Fourth: The banks in question already got sued and had to settle for $2.3b in penalties; it was in discovery that all the colourful chat room names came out. So it's not in question whether this happened; it did. Nor has any new information came out (the stuff about the chat rooms came out years ago at this point); this is just the residual lawsuits from the people who opted out of the first one.

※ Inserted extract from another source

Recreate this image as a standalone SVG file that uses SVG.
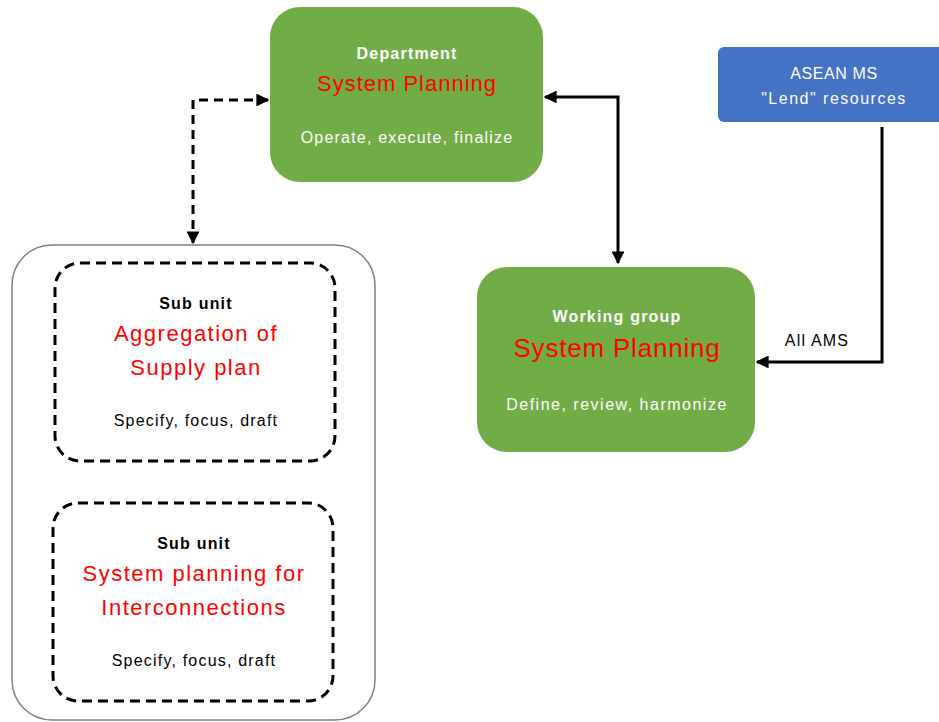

In short: This is interesting primarily in a horrified "I can't believe these idiots said this stuff where it was being recorded" sort of way, not because what was going on was actually that bad. It's not even clear that the traders in question actually made money from it, or that any actual customers were harmed. But it seems clear they intended to make money and harm customers (on purpose, that is, because again, you're allowed, and in fact, strongly encouraged, to hedge your trading risks, including the risk that your going to lose a pile of money from your agreement to sell a bunch of GBP on behalf of a client this afternoon, and the way you hedge that risk is to sell it now.), so...billions in fines. Good job guys.